§ Problem statement
Find all the lines with "chart" and gather them.

§ Data lines
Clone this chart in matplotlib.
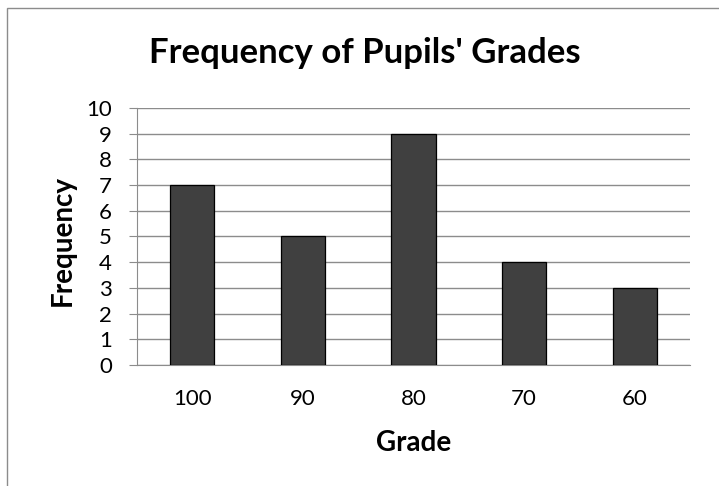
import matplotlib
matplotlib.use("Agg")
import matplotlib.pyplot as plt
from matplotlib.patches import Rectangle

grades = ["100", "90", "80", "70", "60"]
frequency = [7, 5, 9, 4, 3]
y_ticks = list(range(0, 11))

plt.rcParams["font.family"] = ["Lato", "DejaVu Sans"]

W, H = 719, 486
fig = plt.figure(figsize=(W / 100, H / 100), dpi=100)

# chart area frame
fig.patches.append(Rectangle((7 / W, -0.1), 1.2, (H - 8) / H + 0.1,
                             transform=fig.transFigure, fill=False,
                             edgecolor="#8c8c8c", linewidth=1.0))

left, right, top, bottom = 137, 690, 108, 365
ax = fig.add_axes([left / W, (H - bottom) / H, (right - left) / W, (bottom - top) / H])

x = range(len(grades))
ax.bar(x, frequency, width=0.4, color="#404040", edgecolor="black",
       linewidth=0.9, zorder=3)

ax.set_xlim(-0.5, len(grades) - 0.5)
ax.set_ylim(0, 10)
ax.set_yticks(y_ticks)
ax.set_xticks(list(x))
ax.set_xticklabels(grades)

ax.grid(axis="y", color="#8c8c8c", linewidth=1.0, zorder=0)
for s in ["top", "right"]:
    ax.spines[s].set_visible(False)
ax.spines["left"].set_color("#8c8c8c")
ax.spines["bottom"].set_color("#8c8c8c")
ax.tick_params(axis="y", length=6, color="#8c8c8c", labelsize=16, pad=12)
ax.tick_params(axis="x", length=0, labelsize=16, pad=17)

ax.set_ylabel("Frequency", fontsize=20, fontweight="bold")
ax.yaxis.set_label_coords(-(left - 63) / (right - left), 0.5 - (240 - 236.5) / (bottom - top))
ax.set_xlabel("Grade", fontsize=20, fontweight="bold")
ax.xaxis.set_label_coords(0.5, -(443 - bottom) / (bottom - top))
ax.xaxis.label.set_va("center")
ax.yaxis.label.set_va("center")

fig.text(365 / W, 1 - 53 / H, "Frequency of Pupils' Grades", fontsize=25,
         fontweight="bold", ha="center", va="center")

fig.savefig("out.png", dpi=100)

§ Completed task
Clone this chart in matplotlib.
# chart area frame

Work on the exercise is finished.